(Collected data entries)
----------

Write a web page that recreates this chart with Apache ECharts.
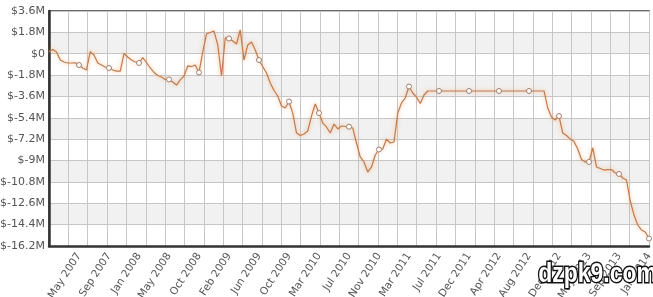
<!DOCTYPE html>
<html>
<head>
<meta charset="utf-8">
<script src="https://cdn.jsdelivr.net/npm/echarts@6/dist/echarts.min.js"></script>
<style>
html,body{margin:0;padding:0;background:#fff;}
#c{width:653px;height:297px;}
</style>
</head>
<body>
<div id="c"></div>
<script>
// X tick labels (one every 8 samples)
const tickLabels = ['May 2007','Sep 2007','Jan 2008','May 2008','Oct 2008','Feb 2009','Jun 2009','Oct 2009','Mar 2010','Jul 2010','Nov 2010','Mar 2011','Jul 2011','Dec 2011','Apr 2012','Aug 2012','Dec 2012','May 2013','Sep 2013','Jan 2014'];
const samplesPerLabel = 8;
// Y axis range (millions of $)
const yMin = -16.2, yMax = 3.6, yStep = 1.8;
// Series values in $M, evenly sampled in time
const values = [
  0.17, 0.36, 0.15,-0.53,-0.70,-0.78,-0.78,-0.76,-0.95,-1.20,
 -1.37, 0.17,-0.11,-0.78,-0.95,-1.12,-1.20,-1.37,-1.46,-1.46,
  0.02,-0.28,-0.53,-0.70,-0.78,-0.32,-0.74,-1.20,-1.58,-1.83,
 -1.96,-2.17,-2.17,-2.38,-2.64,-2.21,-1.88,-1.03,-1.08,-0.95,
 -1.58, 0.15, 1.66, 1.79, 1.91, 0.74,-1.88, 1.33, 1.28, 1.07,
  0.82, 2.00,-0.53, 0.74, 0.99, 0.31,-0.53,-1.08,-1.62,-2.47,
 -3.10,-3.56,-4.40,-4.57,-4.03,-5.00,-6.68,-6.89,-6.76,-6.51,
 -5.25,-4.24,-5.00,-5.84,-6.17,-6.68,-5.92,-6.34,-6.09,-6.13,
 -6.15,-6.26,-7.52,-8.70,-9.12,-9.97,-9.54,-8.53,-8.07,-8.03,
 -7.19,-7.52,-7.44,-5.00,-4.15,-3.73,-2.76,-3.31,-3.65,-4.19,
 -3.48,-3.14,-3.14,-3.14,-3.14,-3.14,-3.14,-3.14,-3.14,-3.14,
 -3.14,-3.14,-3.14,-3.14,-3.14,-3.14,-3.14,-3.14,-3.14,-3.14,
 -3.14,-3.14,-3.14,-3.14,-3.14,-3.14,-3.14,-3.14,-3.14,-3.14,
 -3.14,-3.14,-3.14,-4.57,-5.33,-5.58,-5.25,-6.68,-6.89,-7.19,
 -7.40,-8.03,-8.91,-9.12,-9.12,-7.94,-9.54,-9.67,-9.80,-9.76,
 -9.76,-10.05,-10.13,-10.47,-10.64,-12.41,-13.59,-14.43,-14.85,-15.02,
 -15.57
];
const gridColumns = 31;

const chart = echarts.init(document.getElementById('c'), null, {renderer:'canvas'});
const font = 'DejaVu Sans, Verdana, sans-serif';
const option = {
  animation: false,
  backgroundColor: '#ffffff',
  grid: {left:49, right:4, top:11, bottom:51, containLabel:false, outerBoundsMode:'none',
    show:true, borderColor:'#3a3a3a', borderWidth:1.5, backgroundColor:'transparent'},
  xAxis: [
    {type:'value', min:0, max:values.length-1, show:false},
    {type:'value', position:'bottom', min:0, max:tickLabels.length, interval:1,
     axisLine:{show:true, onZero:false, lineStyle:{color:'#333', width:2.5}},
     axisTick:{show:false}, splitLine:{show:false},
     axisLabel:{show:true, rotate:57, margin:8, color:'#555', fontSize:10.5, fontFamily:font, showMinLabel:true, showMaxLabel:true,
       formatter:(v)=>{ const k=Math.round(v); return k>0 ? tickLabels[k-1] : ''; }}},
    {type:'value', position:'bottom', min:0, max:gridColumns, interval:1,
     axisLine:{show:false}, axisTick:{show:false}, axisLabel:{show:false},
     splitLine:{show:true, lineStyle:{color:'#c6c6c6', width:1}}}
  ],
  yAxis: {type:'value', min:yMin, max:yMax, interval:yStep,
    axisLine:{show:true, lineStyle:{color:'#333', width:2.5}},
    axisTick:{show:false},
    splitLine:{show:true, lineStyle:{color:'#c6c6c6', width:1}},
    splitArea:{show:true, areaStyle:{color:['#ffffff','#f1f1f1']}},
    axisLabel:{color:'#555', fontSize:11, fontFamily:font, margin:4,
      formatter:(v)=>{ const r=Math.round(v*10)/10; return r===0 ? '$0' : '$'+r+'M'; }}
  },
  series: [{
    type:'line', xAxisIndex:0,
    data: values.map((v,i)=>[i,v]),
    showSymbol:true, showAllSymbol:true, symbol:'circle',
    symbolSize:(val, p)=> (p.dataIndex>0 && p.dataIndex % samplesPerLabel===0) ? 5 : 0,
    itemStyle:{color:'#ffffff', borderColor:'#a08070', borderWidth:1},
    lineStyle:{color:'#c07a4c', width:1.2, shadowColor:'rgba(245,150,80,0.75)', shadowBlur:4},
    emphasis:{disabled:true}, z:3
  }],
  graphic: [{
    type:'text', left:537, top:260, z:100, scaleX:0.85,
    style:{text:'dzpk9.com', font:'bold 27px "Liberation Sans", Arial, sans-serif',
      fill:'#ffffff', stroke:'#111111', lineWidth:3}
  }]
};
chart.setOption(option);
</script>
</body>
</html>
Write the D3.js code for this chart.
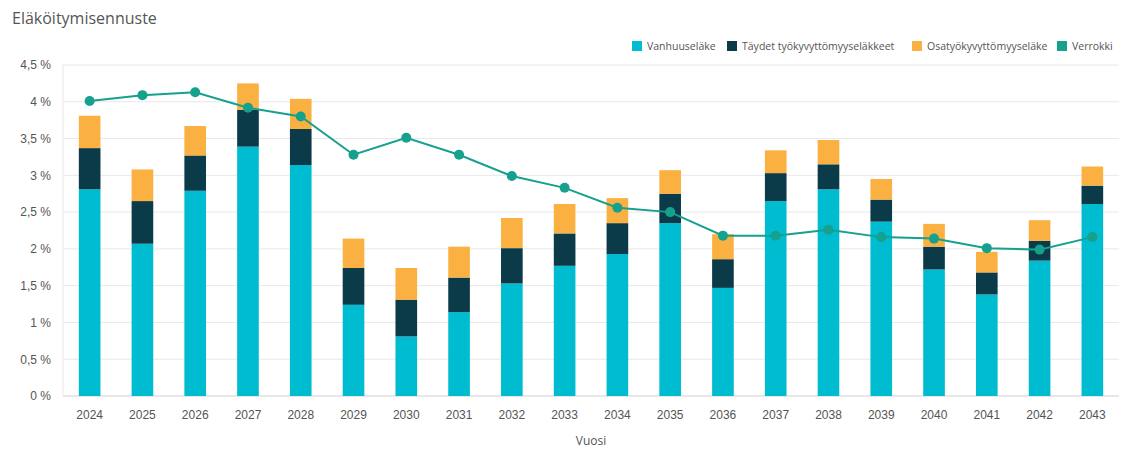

----------

- [TASK DIRECTIONS] Copy each line in full and exactly, omitting any picture.

- [WRITTEN REPLY]
Write a web page that recreates this chart with Apache ECharts.
<!DOCTYPE html>
<html>
<head>
<meta charset="utf-8">
<script src="https://cdn.jsdelivr.net/npm/echarts@6/dist/echarts.min.js"></script>
<style>
html,body{margin:0;padding:0;background:#fff;}
#c{width:653px;height:297px;}
</style>
</head>
<body>
<div id="c"></div>
<script>
// X tick labels (one every 8 samples)
const tickLabels = ['May 2007','Sep 2007','Jan 2008','May 2008','Oct 2008','Feb 2009','Jun 2009','Oct 2009','Mar 2010','Jul 2010','Nov 2010','Mar 2011','Jul 2011','Dec 2011','Apr 2012','Aug 2012','Dec 2012','May 2013','Sep 2013','Jan 2014'];
const samplesPerLabel = 8;
// Y axis range (millions of $)
const yMin = -16.2, yMax = 3.6, yStep = 1.8;
// Series values in $M, evenly sampled in time
const values = [
  0.17, 0.36, 0.15,-0.53,-0.70,-0.78,-0.78,-0.76,-0.95,-1.20,
 -1.37, 0.17,-0.11,-0.78,-0.95,-1.12,-1.20,-1.37,-1.46,-1.46,
  0.02,-0.28,-0.53,-0.70,-0.78,-0.32,-0.74,-1.20,-1.58,-1.83,
 -1.96,-2.17,-2.17,-2.38,-2.64,-2.21,-1.88,-1.03,-1.08,-0.95,
 -1.58, 0.15, 1.66, 1.79, 1.91, 0.74,-1.88, 1.33, 1.28, 1.07,
  0.82, 2.00,-0.53, 0.74, 0.99, 0.31,-0.53,-1.08,-1.62,-2.47,
 -3.10,-3.56,-4.40,-4.57,-4.03,-5.00,-6.68,-6.89,-6.76,-6.51,
 -5.25,-4.24,-5.00,-5.84,-6.17,-6.68,-5.92,-6.34,-6.09,-6.13,
 -6.15,-6.26,-7.52,-8.70,-9.12,-9.97,-9.54,-8.53,-8.07,-8.03,
 -7.19,-7.52,-7.44,-5.00,-4.15,-3.73,-2.76,-3.31,-3.65,-4.19,
 -3.48,-3.14,-3.14,-3.14,-3.14,-3.14,-3.14,-3.14,-3.14,-3.14,
 -3.14,-3.14,-3.14,-3.14,-3.14,-3.14,-3.14,-3.14,-3.14,-3.14,
 -3.14,-3.14,-3.14,-3.14,-3.14,-3.14,-3.14,-3.14,-3.14,-3.14,
 -3.14,-3.14,-3.14,-4.57,-5.33,-5.58,-5.25,-6.68,-6.89,-7.19,
 -7.40,-8.03,-8.91,-9.12,-9.12,-7.94,-9.54,-9.67,-9.80,-9.76,
 -9.76,-10.05,-10.13,-10.47,-10.64,-12.41,-13.59,-14.43,-14.85,-15.02,
 -15.57
];
const gridColumns = 31;

const chart = echarts.init(document.getElementById('c'), null, {renderer:'canvas'});
const font = 'DejaVu Sans, Verdana, sans-serif';
const option = {
  animation: false,
  backgroundColor: '#ffffff',
  grid: {left:49, right:4, top:11, bottom:51, containLabel:false, outerBoundsMode:'none',
    show:true, borderColor:'#3a3a3a', borderWidth:1.5, backgroundColor:'transparent'},
  xAxis: [
    {type:'value', min:0, max:values.length-1, show:false},
    {type:'value', position:'bottom', min:0, max:tickLabels.length, interval:1,
     axisLine:{show:true, onZero:false, lineStyle:{color:'#333', width:2.5}},
     axisTick:{show:false}, splitLine:{show:false},
     axisLabel:{show:true, rotate:57, margin:8, color:'#555', fontSize:10.5, fontFamily:font, showMinLabel:true, showMaxLabel:true,
       formatter:(v)=>{ const k=Math.round(v); return k>0 ? tickLabels[k-1] : ''; }}},
    {type:'value', position:'bottom', min:0, max:gridColumns, interval:1,
     axisLine:{show:false}, axisTick:{show:false}, axisLabel:{show:false},
     splitLine:{show:true, lineStyle:{color:'#c6c6c6', width:1}}}
  ],
  yAxis: {type:'value', min:yMin, max:yMax, interval:yStep,
    axisLine:{show:true, lineStyle:{color:'#333', width:2.5}},
    axisTick:{show:false},
    splitLine:{show:true, lineStyle:{color:'#c6c6c6', width:1}},
    splitArea:{show:true, areaStyle:{color:['#ffffff','#f1f1f1']}},
    axisLabel:{color:'#555', fontSize:11, fontFamily:font, margin:4,
      formatter:(v)=>{ const r=Math.round(v*10)/10; return r===0 ? '$0' : '$'+r+'M'; }}
  },
  series: [{
    type:'line', xAxisIndex:0,
    data: values.map((v,i)=>[i,v]),
    showSymbol:true, showAllSymbol:true, symbol:'circle',
    symbolSize:(val, p)=> (p.dataIndex>0 && p.dataIndex % samplesPerLabel===0) ? 5 : 0,
    itemStyle:{color:'#ffffff', borderColor:'#a08070', borderWidth:1},
    lineStyle:{color:'#c07a4c', width:1.2, shadowColor:'rgba(245,150,80,0.75)', shadowBlur:4},
    emphasis:{disabled:true}, z:3
  }],
  graphic: [{
    type:'text', left:537, top:260, z:100, scaleX:0.85,
    style:{text:'dzpk9.com', font:'bold 27px "Liberation Sans", Arial, sans-serif',
      fill:'#ffffff', stroke:'#111111', lineWidth:3}
  }]
};
chart.setOption(option);
</script>
</body>
</html>
Write the D3.js code for this chart.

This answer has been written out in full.